Nel caso di specie, il Tribunale aveva rilevato che l'incarico era stato affidato “impersonalmente” allo Studio associato nel suo complesso e non erano stati forniti elementi per dimostrare che il credito fosse di pertinenza del singolo professionista associato dello Studio.

La Cassazione condivide la decisione di merito e respinge il ricorso.

È bene evidenziare che il privilegio previsto dall'art. 2751 bis n. 2) c.c. trova esplicito fondamento nella Costituzione all’art. 35, il quale tutela il lavoro “in tutte le sue forme ed applicazioni”.

In sostanza, il privilegio in esame è riconosciuto nella misura in cui il credito costituisce il compenso del prestatore di lavoro autonomo così come l'art. 2751 bis n. 1) c.c. lo accorda alle retribuzioni, sotto qualsiasi forma, dei lavoratori subordinati.

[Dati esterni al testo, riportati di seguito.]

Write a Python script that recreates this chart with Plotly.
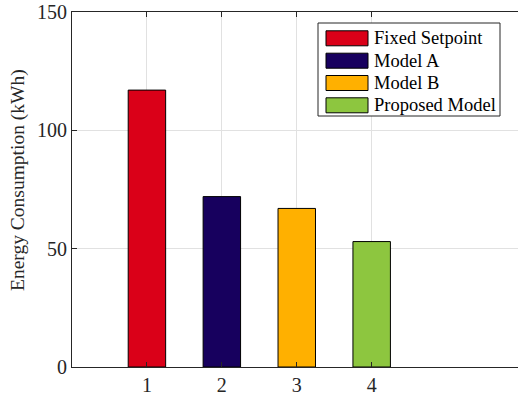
import plotly.graph_objects as go

# Energy use per control strategy
strategies = ["Fixed Setpoint", "Model A", "Model B", "Proposed Model"]
positions = [1, 2, 3, 4]
energy_kwh = [117, 72, 67, 53]
bar_colors = ["rgb(218,0,24)", "rgb(23,0,94)", "rgb(255,176,0)", "rgb(141,198,63)"]
y_ticks = [0, 50, 100, 150]
x_ticks = [1, 2, 3, 4]

W, H = 518, 398
ML, MR, MT, MB = 72, 0, 12, 31
FONT = "Liberation Serif"
AX = "rgb(38,38,38)"
GRID = "rgb(225,225,225)"

fig = go.Figure()
for name, x, v, c in zip(strategies, positions, energy_kwh, bar_colors):
    fig.add_trace(go.Bar(
        x=[x], y=[v], name=name, width=0.5,
        marker=dict(color=c, line=dict(color="black", width=1)),
        showlegend=False,
    ))

# hand-built legend box in pixel terms, converted to paper coordinates
pw, ph = W - ML - MR, H - MT - MB
def px(x):
    return (x - ML) / pw
def py(y):
    return (H - MB - y) / ph

shapes = [dict(type="rect", xref="paper", yref="paper",
               x0=px(318), x1=px(500), y0=py(116), y1=py(23),
               fillcolor="white", line=dict(color=AX, width=1), layer="above")]
annotations = []
row_y = [38.3, 60.7, 83.0, 105.3]
for name, c, yc in zip(strategies, bar_colors, row_y):
    shapes.append(dict(type="rect", xref="paper", yref="paper",
                       x0=px(326), x1=px(368), y0=py(yc + 7.5), y1=py(yc - 7.5),
                       fillcolor=c, line=dict(color="black", width=1), layer="above"))
    annotations.append(dict(xref="paper", yref="paper", x=px(372), y=py(yc),
                            xanchor="left", yanchor="middle", text=name,
                            showarrow=False,
                            font=dict(family=FONT, size=18.5, color="black")))

# y-axis title placed as a rotated annotation
annotations.append(dict(xref="paper", yref="paper", x=px(18), y=py(180),
                        xanchor="center", yanchor="middle", textangle=-90,
                        text="Energy Consumption (kWh)", showarrow=False,
                        font=dict(family=FONT, size=19.5, color=AX)))

fig.update_layout(
    width=W, height=H,
    margin=dict(l=ML, r=MR, t=MT, b=MB, pad=0),
    paper_bgcolor="white", plot_bgcolor="white",
    font=dict(family=FONT, size=19, color=AX),
    barmode="overlay",
    shapes=shapes, annotations=annotations,
)
fig.update_xaxes(
    range=[0, 5.953], tickvals=x_ticks, ticktext=[str(t) for t in x_ticks],
    showline=True, linecolor=AX, linewidth=1, mirror="ticks",
    ticks="inside", ticklen=5, tickcolor=AX,
    showgrid=True, gridcolor=GRID, gridwidth=1, zeroline=False,
    tickfont=dict(family=FONT, size=20, color=AX),
)
fig.update_yaxes(
    range=[0, 150], tickvals=y_ticks,
    showline=True, linecolor=AX, linewidth=1, mirror=False,
    ticks="inside", ticklen=5, tickcolor=AX,
    showgrid=True, gridcolor=GRID, gridwidth=1, zeroline=False,
    tickfont=dict(family=FONT, size=20, color=AX),
)

fig.write_html("out.html")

Lo scopo è dunque, quello di collocare in via privilegiata i crediti derivanti da attività lavorative – subordinate o autonome che siano – giacché costituiscono il sostentamento del lavoratore.

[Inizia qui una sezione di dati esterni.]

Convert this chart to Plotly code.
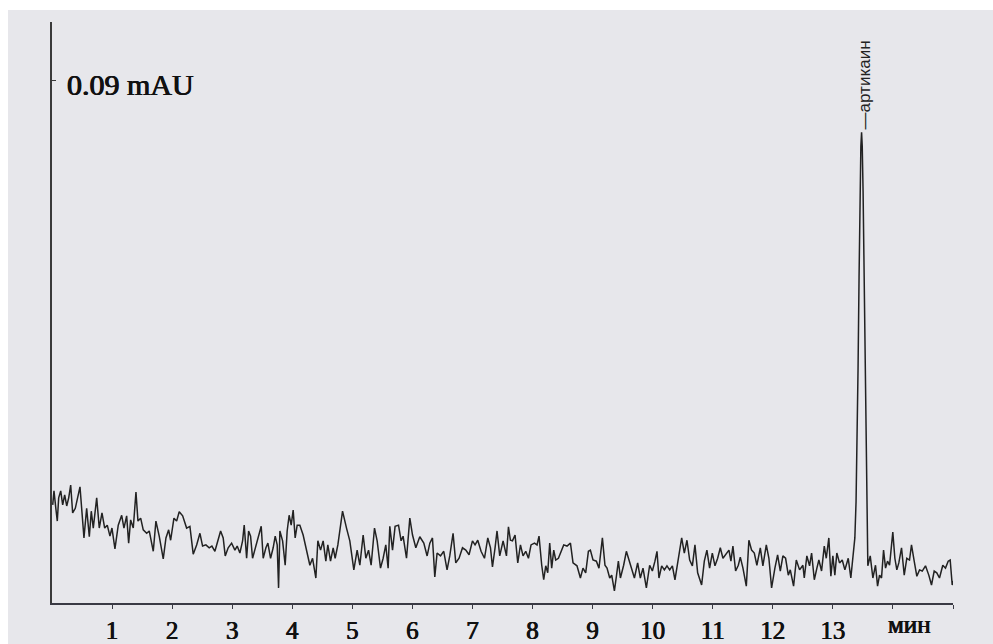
import plotly.graph_objects as go

# Retention time (min) and detector signal (mAU)
time_min = [
    0.012, 0.033, 0.067, 0.088, 0.111, 0.145, 0.178, 0.211, 0.245, 0.278,
    0.311, 0.344, 0.388, 0.466, 0.532, 0.577, 0.621, 0.654, 0.687, 0.744,
    0.787, 0.832, 0.877, 0.920, 0.965, 0.998, 1.048, 1.103, 1.160, 1.198,
    1.243, 1.276, 1.309, 1.353, 1.398, 1.431, 1.476, 1.519, 1.576, 1.619,
    1.686, 1.730, 1.785, 1.852, 1.897, 1.942, 1.975, 2.030, 2.075, 2.118,
    2.175, 2.241, 2.296, 2.351, 2.408, 2.463, 2.507, 2.562, 2.617, 2.662,
    2.712, 2.767, 2.807, 2.850, 2.884, 2.933, 2.990, 3.045, 3.083, 3.128,
    3.173, 3.200, 3.240, 3.273, 3.306, 3.339, 3.394, 3.439, 3.483, 3.516,
    3.561, 3.594, 3.639, 3.682, 3.716, 3.749, 3.772, 3.794, 3.839, 3.882,
    3.915, 3.948, 3.982, 4.015, 4.048, 4.082, 4.126, 4.181, 4.238, 4.293,
    4.338, 4.393, 4.426, 4.471, 4.514, 4.559, 4.592, 4.637, 4.681, 4.714,
    4.759, 4.837, 4.903, 4.958, 5.025, 5.080, 5.125, 5.180, 5.225, 5.270,
    5.313, 5.369, 5.413, 5.469, 5.513, 5.557, 5.596, 5.624, 5.669, 5.712,
    5.769, 5.812, 5.845, 5.902, 5.957, 6.002, 6.057, 6.123, 6.190, 6.245,
    6.290, 6.334, 6.373, 6.411, 6.468, 6.522, 6.577, 6.622, 6.677, 6.722,
    6.777, 6.834, 6.889, 6.943, 7.000, 7.043, 7.088, 7.143, 7.200, 7.255,
    7.300, 7.333, 7.376, 7.409, 7.454, 7.510, 7.566, 7.599, 7.632, 7.666,
    7.709, 7.754, 7.799, 7.842, 7.887, 7.932, 7.975, 8.032, 8.075, 8.108,
    8.153, 8.186, 8.220, 8.253, 8.286, 8.319, 8.353, 8.386, 8.431, 8.474,
    8.519, 8.574, 8.631, 8.674, 8.740, 8.797, 8.840, 8.885, 8.930, 8.963,
    9.007, 9.063, 9.106, 9.163, 9.206, 9.240, 9.285, 9.318, 9.363, 9.396,
    9.429, 9.463, 9.517, 9.562, 9.606, 9.651, 9.696, 9.750, 9.795, 9.839,
    9.895, 9.950, 9.995, 10.038, 10.072, 10.105, 10.150, 10.195, 10.238, 10.283,
    10.328, 10.371, 10.416, 10.483, 10.527, 10.571, 10.616, 10.661, 10.704, 10.749,
    10.815, 10.860, 10.903, 10.948, 10.993, 11.037, 11.082, 11.126, 11.170, 11.226,
    11.270, 11.303, 11.336, 11.381, 11.426, 11.459, 11.503, 11.559, 11.602, 11.647,
    11.692, 11.735, 11.792, 11.835, 11.892, 11.935, 11.980, 12.035, 12.080, 12.125,
    12.168, 12.213, 12.258, 12.291, 12.346, 12.391, 12.446, 12.501, 12.524, 12.567,
    12.612, 12.646, 12.691, 12.734, 12.767, 12.812, 12.857, 12.890, 12.933, 12.967,
    13.000, 13.033, 13.066, 13.111, 13.156, 13.200, 13.256, 13.299, 13.333, 13.366,
    13.386, 13.403, 13.419, 13.436, 13.453, 13.466, 13.478, 13.489, 13.503, 13.519,
    13.536, 13.553, 13.569, 13.582, 13.622, 13.666, 13.710, 13.744, 13.777, 13.810,
    13.844, 13.877, 13.910, 13.944, 13.977, 13.998, 14.032, 14.065, 14.098, 14.143,
    14.188, 14.231, 14.276, 14.309, 14.354, 14.398, 14.443, 14.488, 14.542, 14.597,
    14.642, 14.687, 14.730, 14.775, 14.830, 14.875, 14.920, 14.953, 14.987, 15.008,
]

signal_mAU = [
    0.0169, 0.0193, 0.0160, 0.0141, 0.0181, 0.0193, 0.0169, 0.0186, 0.0167, 0.0181,
    0.0203, 0.0155, 0.0163, 0.0200, 0.0112, 0.0163, 0.0114, 0.0158, 0.0129, 0.0181,
    0.0129, 0.0155, 0.0129, 0.0134, 0.0115, 0.0129, 0.0093, 0.0134, 0.0151, 0.0129,
    0.0150, 0.0103, 0.0143, 0.0129, 0.0191, 0.0141, 0.0146, 0.0126, 0.0120, 0.0124,
    0.0089, 0.0141, 0.0115, 0.0076, 0.0112, 0.0126, 0.0108, 0.0146, 0.0141, 0.0157,
    0.0150, 0.0129, 0.0132, 0.0084, 0.0100, 0.0120, 0.0098, 0.0100, 0.0095, 0.0098,
    0.0089, 0.0107, 0.0124, 0.0112, 0.0081, 0.0095, 0.0103, 0.0091, 0.0098, 0.0086,
    0.0107, 0.0134, 0.0077, 0.0124, 0.0115, 0.0077, 0.0100, 0.0115, 0.0132, 0.0077,
    0.0095, 0.0103, 0.0077, 0.0095, 0.0115, 0.0100, 0.0026, 0.0124, 0.0107, 0.0065,
    0.0124, 0.0151, 0.0134, 0.0160, 0.0112, 0.0134, 0.0134, 0.0117, 0.0091, 0.0065,
    0.0077, 0.0043, 0.0107, 0.0091, 0.0107, 0.0072, 0.0100, 0.0072, 0.0095, 0.0077,
    0.0100, 0.0158, 0.0129, 0.0107, 0.0057, 0.0091, 0.0065, 0.0117, 0.0077, 0.0091,
    0.0065, 0.0129, 0.0107, 0.0060, 0.0077, 0.0100, 0.0060, 0.0132, 0.0091, 0.0132,
    0.0134, 0.0107, 0.0115, 0.0077, 0.0146, 0.0117, 0.0095, 0.0114, 0.0103, 0.0081,
    0.0103, 0.0112, 0.0045, 0.0086, 0.0081, 0.0089, 0.0057, 0.0081, 0.0120, 0.0069,
    0.0077, 0.0095, 0.0091, 0.0083, 0.0107, 0.0100, 0.0108, 0.0089, 0.0077, 0.0112,
    0.0095, 0.0062, 0.0095, 0.0124, 0.0081, 0.0107, 0.0081, 0.0131, 0.0108, 0.0107,
    0.0117, 0.0069, 0.0100, 0.0081, 0.0089, 0.0077, 0.0100, 0.0103, 0.0100, 0.0115,
    0.0065, 0.0040, 0.0064, 0.0052, 0.0103, 0.0060, 0.0091, 0.0074, 0.0077, 0.0089,
    0.0100, 0.0098, 0.0103, 0.0069, 0.0064, 0.0043, 0.0060, 0.0052, 0.0089, 0.0091,
    0.0074, 0.0072, 0.0060, 0.0112, 0.0065, 0.0060, 0.0043, 0.0048, 0.0021, 0.0046,
    0.0072, 0.0043, 0.0065, 0.0089, 0.0074, 0.0055, 0.0043, 0.0069, 0.0043, 0.0060,
    0.0026, 0.0065, 0.0055, 0.0072, 0.0089, 0.0043, 0.0064, 0.0057, 0.0064, 0.0057,
    0.0064, 0.0040, 0.0072, 0.0112, 0.0086, 0.0108, 0.0074, 0.0064, 0.0100, 0.0052,
    0.0031, 0.0072, 0.0091, 0.0060, 0.0086, 0.0064, 0.0077, 0.0095, 0.0077, 0.0086,
    0.0091, 0.0072, 0.0098, 0.0055, 0.0065, 0.0079, 0.0060, 0.0029, 0.0108, 0.0091,
    0.0086, 0.0065, 0.0095, 0.0064, 0.0100, 0.0077, 0.0026, 0.0060, 0.0083, 0.0055,
    0.0081, 0.0077, 0.0048, 0.0057, 0.0029, 0.0074, 0.0057, 0.0065, 0.0043, 0.0081,
    0.0064, 0.0086, 0.0040, 0.0060, 0.0074, 0.0055, 0.0098, 0.0077, 0.0112, 0.0046,
    0.0081, 0.0048, 0.0086, 0.0069, 0.0074, 0.0057, 0.0077, 0.0043, 0.0086, 0.0112,
    0.0174, 0.0267, 0.0401, 0.0561, 0.0709, 0.0786, 0.0810, 0.0786, 0.0709, 0.0561,
    0.0401, 0.0267, 0.0120, 0.0064, 0.0081, 0.0043, 0.0065, 0.0029, 0.0048, 0.0043,
    0.0091, 0.0060, 0.0072, 0.0065, 0.0100, 0.0122, 0.0077, 0.0057, 0.0069, 0.0095,
    0.0048, 0.0077, 0.0074, 0.0100, 0.0072, 0.0046, 0.0057, 0.0055, 0.0064, 0.0048,
    0.0031, 0.0055, 0.0052, 0.0043, 0.0065, 0.0060, 0.0072, 0.0074, 0.0031, 0.0038,
]

tick_vals = [1, 2, 3, 4, 5, 6, 7, 8, 9, 10, 11, 12, 13, 14, 15]
tick_text = ["1", "2", "3", "4", "5", "6", "7", "8", "9", "10", "11", "12", "13", "", ""]
scale_value = 0.09
scale_label = "0.09 mAU"
unit_label = "мин"
unit_label_pos = 14.27
peak_name = "—артикаин"
peak_time = 13.53
peak_top = 0.0812

n = min(len(time_min), len(signal_mAU))

fig = go.Figure()
fig.add_trace(go.Scatter(
    x=time_min[:n], y=signal_mAU[:n], mode="lines",
    line=dict(color="#222222", width=1.5), hoverinfo="skip", showlegend=False,
))

serif = "Liberation Serif, Times New Roman, serif"
thick = "0.45px 0px 0px #111111, -0.45px 0px 0px #111111"

fig.update_layout(
    width=993, height=644,
    margin=dict(l=52, r=40, t=22, b=41),
    paper_bgcolor="white",
    plot_bgcolor="rgba(0,0,0,0)",
    showlegend=False,
    xaxis=dict(
        range=[0, 15], showgrid=False, zeroline=False, automargin=False,
        showline=True, linecolor="#3a3a44", linewidth=1.6,
        ticks="outside", ticklen=4, tickwidth=1.2, tickcolor="#3a3a44",
        tickvals=tick_vals, ticktext=tick_text,
        tickfont=dict(family=serif, size=25, color="#111111", shadow=thick),
    ),
    yaxis=dict(
        range=[0, 0.1], showgrid=False, zeroline=False, automargin=False,
        showline=True, linecolor="#3a3a3a", linewidth=1.6,
        ticks="inside", ticklen=4, tickwidth=1.2, tickcolor="#3a3a3a",
        tickvals=[scale_value], showticklabels=False,
    ),
    shapes=[dict(
        type="rect", xref="paper", yref="paper", layer="below",
        x0=-0.0488, x1=1.1, y0=-0.2, y1=1.0207,
        fillcolor="#e7e7eb", line=dict(width=0),
    )],
    annotations=[
        dict(x=0, xref="paper", y=scale_value, yref="y", xanchor="left", yanchor="middle",
             xshift=13, yshift=-4, showarrow=False, text=scale_label,
             font=dict(family=serif, size=30, color="#111111", shadow=thick)),
        dict(x=unit_label_pos, xref="x", y=0, yref="paper", xanchor="center", yanchor="top",
             yshift=-6, showarrow=False, text=unit_label,
             font=dict(family=serif, size=25, color="#111111", shadow=thick)),
        dict(x=peak_time, xref="x", y=peak_top, yref="y", xanchor="center", yanchor="bottom",
             showarrow=False, text=peak_name, textangle=-90,
             font=dict(family="Liberation Sans, Arial, sans-serif", size=17, color="#222222")),
    ],
)

fig.write_html(
    "out.html",
    config={"displayModeBar": False},
    post_script="document.body.style.margin='0';document.body.style.overflow='hidden';",
)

Con specifico riferimento alle associazioni professionali, la Corte ribadisce che la domanda di insinuazione al passivo svolta dall'ente associativo lascia presumere l'insussistenza dei requisiti per il privilegio in esame.

È tuttavia consentita la prova contraria ad onere dell'istante.

Occorre infatti che l'associazione dimostri in giudizio: i) che il credito ha avuto origine da prestazione d'opera personalmente svolta in via esclusiva o prevalente da uno dei professionisti associati (eventualmente coadiuvato da collaboratori sotto la sua responsabilità); ii) che il diritto al compenso, anche se azionato in giudizio dall'associazione in virtù dello statuto della medesima, sia in tutto o in parte di pertinenza dello stesso professionista che ha svolto la prestazione.

Il privilegio sarà quindi riconosciuto nei limiti in cui l'importo costituisca effettiva retribuzione del professionista in questione.

Aggiunge la Suprema Corte che la connotazione personale della prestazione deve sussistere sin dal momento dell'instaurazione del rapporto professionale e deve persistere sino alla fine.

Di più, la scelta del singolo professionista – membro dell'associazione – deve essere effettuata dal cliente ab origine, devono pertanto sussistere tutti i crismi del cosiddetto intuitus personae.

Nella fattispecie in esame, come detto, l'associazione non aveva dimostrato che l'incarico era stato affidato al singolo professionista, né aveva chiarito le modalità con cui venivano ripartiti gli incassi tra i componenti dello studio.

La pretesa della ricorrente viene quindi respinta anche dalla Cassazione, la quale coglieva l'occasione per ribadire che: «ai fini del riconoscimento del privilegio ex art. 2751 bis n. 2) c.c., relativo ad insinuazione al passivo proposta non dal singolo professionista ma da uno studio associato di professionisti, è necessario che il requisito della personalità della prestazione sussista sin dal momento dell’incarico, così che le circostanze del suo conferimento e dunque la scelta del prestatore effettivo, in persona del singolo professionista, già ne rivelino il sicuro tratto dell’intuitus personae. Ne consegue che l’eventuale instaurazione del rapporto professionale, formalmente avvenuta in capo allo studio, non è ostativa al detto riconoscimento soltanto se risulti, da un lato, il previo coinvolgimento e la individuazione del professionista da parte del committente, dall’altro, sia lo svolgimento essenzialmente personale dell’incarico da parte del medesimo professionista sia l’inerenza del credito insinuato proprio alla prestazione per come richiesta e dunque la sostanziale e riconoscibile spettanza della relativa remunerazione a tale prestatore».